From Penelope. Published by Gaspereau Press in 217.
I wake confused. It’s noon somewhere, right?
I’m asked. The visitors? I reply. Just fell asleep,
I’m told. Are you really going to start a band?
I’m asked. My recall, initially, is dutiful.
Was it so terrible that I had sung? But then my ears
feel the first scalloping heat of chagrin. Its warmth
spreads as proclamations and boasts return to roost,
shrill and pleased with themselves. How had I got up
on the table and whose hat had I worn? Loss tends
to its fires patiently.
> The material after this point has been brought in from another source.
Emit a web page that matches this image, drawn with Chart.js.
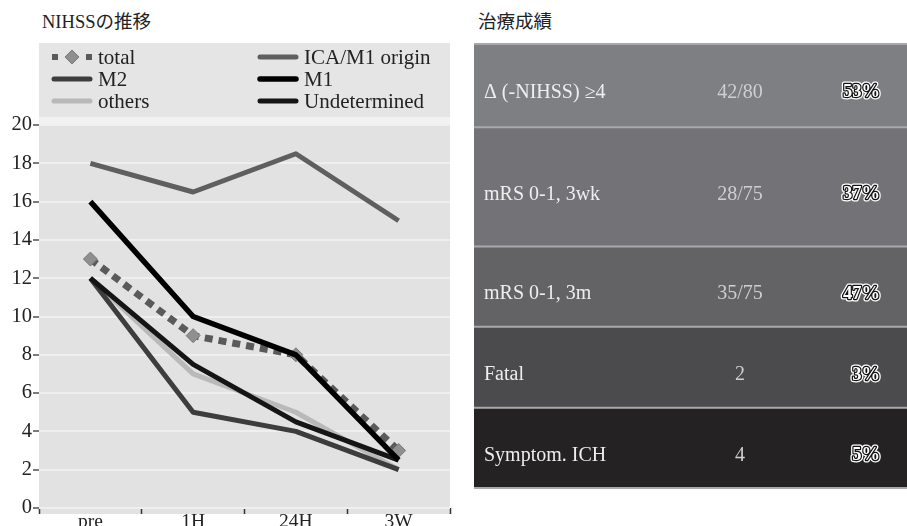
<!DOCTYPE html>
<html>
<head>
<meta charset="utf-8">
<title>NIHSSの推移・治療成績</title>
<script src="https://cdn.jsdelivr.net/npm/chart.js@4/dist/chart.umd.min.js"></script>
<style>
  html, body { margin: 0; padding: 0; background: #fff; width: 907px; height: 526px; overflow: hidden; }
  .ttl { position: absolute; top: 10px; line-height: 24px; font-size: 18.5px; font-family: "Liberation Serif", "Noto Sans CJK JP", serif; color: #222; }
  #leftWrap { position: absolute; left: 0; top: 0; width: 460px; height: 526px; }
  #rightWrap { position: absolute; left: 474px; top: 43px; width: 433px; height: 446px; }
</style>
</head>
<body>
<div class="ttl" style="left:42px">NIHSSの推移</div>
<div class="ttl" style="left:478px">治療成績</div>
<div id="leftWrap"><canvas id="nihss" width="460" height="526"></canvas></div>
<div id="rightWrap"><canvas id="outcome" width="433" height="446"></canvas></div>

<script>
// ---- NIHSS time course ----
const timepoints = ['pre', '1H', '24H', '3W'];
const yTickValues = [0, 2, 4, 6, 8, 10, 12, 14, 16, 18, 20];

const total        = [13, 9, 8, 3];
const icaM1Origin  = [18, 16.5, 18.5, 15];
const m2           = [12, 5, 4, 2];
const m1           = [16, 10, 8, 2.5];
const others       = [12, 7, 5, 2];
const undetermined = [12, 7.5, 4.5, 2.5];

// ---- Treatment outcomes ----
const outcomeLabels   = ['Δ (-NIHSS) ≥4', 'mRS 0-1, 3wk', 'mRS 0-1, 3m', 'Fatal', 'Symptom. ICH'];
const outcomeCounts   = ['42/80', '28/75', '35/75', '2', '4'];
const outcomePercents = [53, 37, 47, 3, 5];

// ---- styling ----
const SERIF = '"Liberation Serif", "Noto Sans CJK JP", serif';
const TEXT = '#222';

const lineStyles = {
  total:        { color: '#5a5a5a', width: 7, dash: [8, 6] },
  ica:          { color: '#5f5f5f', width: 5 },
  m2:           { color: '#3d3d3d', width: 5 },
  m1:           { color: '#000000', width: 5.5 },
  others:       { color: '#b9b9b9', width: 5 },
  undetermined: { color: '#151515', width: 5 }
};

const tableStyle = {
  rowWeights: [84, 119, 80, 81, 80],
  rowColors: ['#7e7f83', '#737377', '#636365', '#4b4b4d', '#242223'],
  separator: '#a9a9ab',
  labelColor: '#eeeeee',
  countColor: '#cfcfcf'
};

function lineDataset(label, data, st, order, extra) {
  return Object.assign({
    label, data, order,
    borderColor: st.color,
    backgroundColor: st.color,
    borderWidth: st.width,
    borderDash: st.dash || [],
    borderCapStyle: 'butt',
    borderJoinStyle: 'round',
    tension: 0,
    fill: false,
    pointRadius: 0,
    pointHoverRadius: 0
  }, extra || {});
}

const nihssDatasets = [
  lineDataset('total', total, lineStyles.total, 2, {
    pointStyle: 'rectRot', pointRadius: 7, pointBackgroundColor: '#8f8f8f',
    pointBorderColor: '#7a7a7a', pointBorderWidth: 1
  }),
  lineDataset('ICA/M1 origin', icaM1Origin, lineStyles.ica, 5),
  lineDataset('M2', m2, lineStyles.m2, 3),
  lineDataset('M1', m1, lineStyles.m1, 0),
  lineDataset('others', others, lineStyles.others, 4),
  lineDataset('Undetermined', undetermined, lineStyles.undetermined, 1)
];

// grey panel behind the legend and plot area
const panelPlugin = {
  id: 'panel',
  beforeDraw(chart) {
    const { ctx, chartArea: a } = chart;
    ctx.save();
    ctx.fillStyle = '#e5e5e5';
    ctx.fillRect(a.left, 43, a.right - a.left, a.top - 43);
    ctx.fillStyle = '#f2f2f2';
    ctx.fillRect(a.left, a.top - 8, a.right - a.left, 9);
    ctx.fillStyle = '#e2e2e2';
    ctx.fillRect(a.left, a.top + 1, a.right - a.left, a.bottom - a.top + 5);
    ctx.restore();
  }
};

// two-column legend inside the panel
const gridLegendPlugin = {
  id: 'gridLegend',
  afterDraw(chart) {
    const { ctx, chartArea: a } = chart;
    const ds = chart.data.datasets;
    const colX = [a.left + 13, a.left + 219];
    const rowY = [57, 79, 101];
    const symLen = 40;
    ctx.save();
    ds.forEach((d, i) => {
      const x = colX[i % 2];
      const y = rowY[Math.floor(i / 2)];
      if (d.borderDash && d.borderDash.length) {
        ctx.fillStyle = d.borderColor;
        ctx.fillRect(x, y - 3, 6, 6);
        ctx.fillRect(x + symLen - 6, y - 3, 6, 6);
        const cx = x + symLen / 2, r = 7;
        ctx.beginPath();
        ctx.moveTo(cx, y - r); ctx.lineTo(cx + r, y); ctx.lineTo(cx, y + r); ctx.lineTo(cx - r, y);
        ctx.closePath();
        ctx.fillStyle = d.pointBackgroundColor;
        ctx.fill();
        ctx.strokeStyle = d.pointBorderColor;
        ctx.lineWidth = 1;
        ctx.stroke();
      } else {
        ctx.strokeStyle = d.borderColor;
        ctx.lineWidth = d.borderWidth;
        ctx.lineCap = 'round';
        ctx.beginPath();
        ctx.moveTo(x + 2, y);
        ctx.lineTo(x + symLen - 2, y);
        ctx.stroke();
      }
      ctx.fillStyle = TEXT;
      ctx.font = '21px ' + SERIF;
      ctx.textBaseline = 'middle';
      ctx.textAlign = 'left';
      ctx.fillText(d.label, x + symLen + 6, y + 1);
    });
    ctx.restore();
  }
};

new Chart(document.getElementById('nihss'), {
  type: 'line',
  data: { labels: timepoints, datasets: nihssDatasets },
  options: {
    responsive: false,
    animation: false,
    devicePixelRatio: 1,
    layout: { padding: { top: 125, right: 10, left: 0, bottom: 0 } },
    plugins: { legend: { display: false }, tooltip: { enabled: false } },
    scales: {
      x: {
        type: 'category',
        offset: true,
        grid: { offset: true, drawOnChartArea: false, tickColor: '#333', tickLength: 6, tickWidth: 1.5 },
        border: { display: false },
        ticks: { color: TEXT, font: { family: SERIF, size: 19.5 }, padding: -4, maxRotation: 0, autoSkip: false },
        afterFit(s) { s.height = 18; }
      },
      y: {
        min: 0, max: 20,
        afterBuildTicks(s) { s.ticks = yTickValues.map(v => ({ value: v })); },
        grid: { color: '#efefef', lineWidth: 2, tickColor: '#333', tickLength: 6, tickWidth: 1.3 },
        border: { display: false },
        ticks: { color: TEXT, font: { family: SERIF, size: 20.5 }, padding: 1 },
        afterFit(s) { s.width = 39; }
      }
    }
  },
  plugins: [panelPlugin, gridLegendPlugin]
});

// ---- outcome table: one stacked column, one band per row ----
const rowTotal = tableStyle.rowWeights.reduce((s, v) => s + v, 0);

const tableTextPlugin = {
  id: 'tableText',
  afterDatasetsDraw(chart) {
    const { ctx, chartArea: a, scales } = chart;
    const y = scales.y;
    ctx.save();
    // row separators
    let cum = 0;
    const edges = [0];
    tableStyle.rowWeights.forEach(w => { cum += w; edges.push(cum); });
    ctx.strokeStyle = tableStyle.separator;
    ctx.lineWidth = 2;
    edges.forEach((e, i) => {
      let py = y.getPixelForValue(e);
      if (i === 0) py += 1;
      ctx.beginPath();
      ctx.moveTo(a.left, py);
      ctx.lineTo(a.right, py);
      ctx.stroke();
    });
    // row texts
    ctx.textBaseline = 'middle';
    outcomeLabels.forEach((label, i) => {
      const mid = (y.getPixelForValue(edges[i]) + y.getPixelForValue(edges[i + 1])) / 2 + 7.5;
      ctx.font = '20px ' + SERIF;
      ctx.textAlign = 'left';
      ctx.fillStyle = tableStyle.labelColor;
      ctx.fillText(label, a.left + 10, mid);
      ctx.textAlign = 'center';
      ctx.fillStyle = tableStyle.countColor;
      ctx.fillText(outcomeCounts[i], a.left + 266, mid);
      // outlined percentage
      const pct = outcomePercents[i] + '%';
      ctx.font = 'bold 18.5px ' + SERIF;
      ctx.textAlign = 'right';
      ctx.lineJoin = 'round';
      ctx.strokeStyle = '#ffffff';
      ctx.lineWidth = 5;
      ctx.strokeText(pct, a.left + 406, mid);
      ctx.strokeStyle = '#111111';
      ctx.lineWidth = 2.5;
      ctx.strokeText(pct, a.left + 406, mid);
      ctx.fillStyle = '#ffffff';
      ctx.fillText(pct, a.left + 406, mid);
    });
    ctx.restore();
  }
};

new Chart(document.getElementById('outcome'), {
  type: 'bar',
  data: {
    labels: ['治療成績'],
    datasets: outcomeLabels.map((label, i) => ({
      label,
      data: [tableStyle.rowWeights[i]],
      backgroundColor: tableStyle.rowColors[i],
      borderWidth: 0,
      barPercentage: 1,
      categoryPercentage: 1
    }))
  },
  options: {
    responsive: false,
    animation: false,
    devicePixelRatio: 1,
    layout: { padding: 0 },
    plugins: { legend: { display: false }, tooltip: { enabled: false } },
    scales: {
      x: { display: false, stacked: true },
      y: { display: false, stacked: true, reverse: true, min: 0, max: rowTotal + 1 }
    }
  },
  plugins: [tableTextPlugin]
});
</script>
</body>
</html>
The shame I feel burns like paper.
The weeks wake to months. Years. Can we get another table
in the beer tent? I’m asked. There’s a beer tent? I reply. I’m flustered.
And I’m drunk. The visitors are potent compliments. They’ve never seen
a better spoon, tasted better brew. Our harbour, according to them,
is the finest they’ve laid eyes on. Each stone in its proper
place, how had I come up with that? My cup is kept proficiently
filled. And my tongue rallies back. I banter, I cajole. I screech
the crooked logic women know when our hearts are aghast and silenced.
I tend to the visitors with appalling decorum. They cheer me on,
so I blow. I blow. Odysseus’s candle sputters then quits. I did that.
I wake to dread. I banish questions
so I can think. My dignity has been plucked.
My dignity, pink-puckered and overexposed. My mouth
lined in ash. The fire, started in revelry, has passed out.
If I had tarted up my loneliness, if I am to claim my dark ripeness,
I am now left craven to my own needs. The poison I taste
is personal. My mouth abhors me and I abhor
my mouth. If I had the energy to cut myself without mess,
without bother, I would. And if Odysseus is a candle, who is
the match? Not me. I am no longer to be trusted near open flame.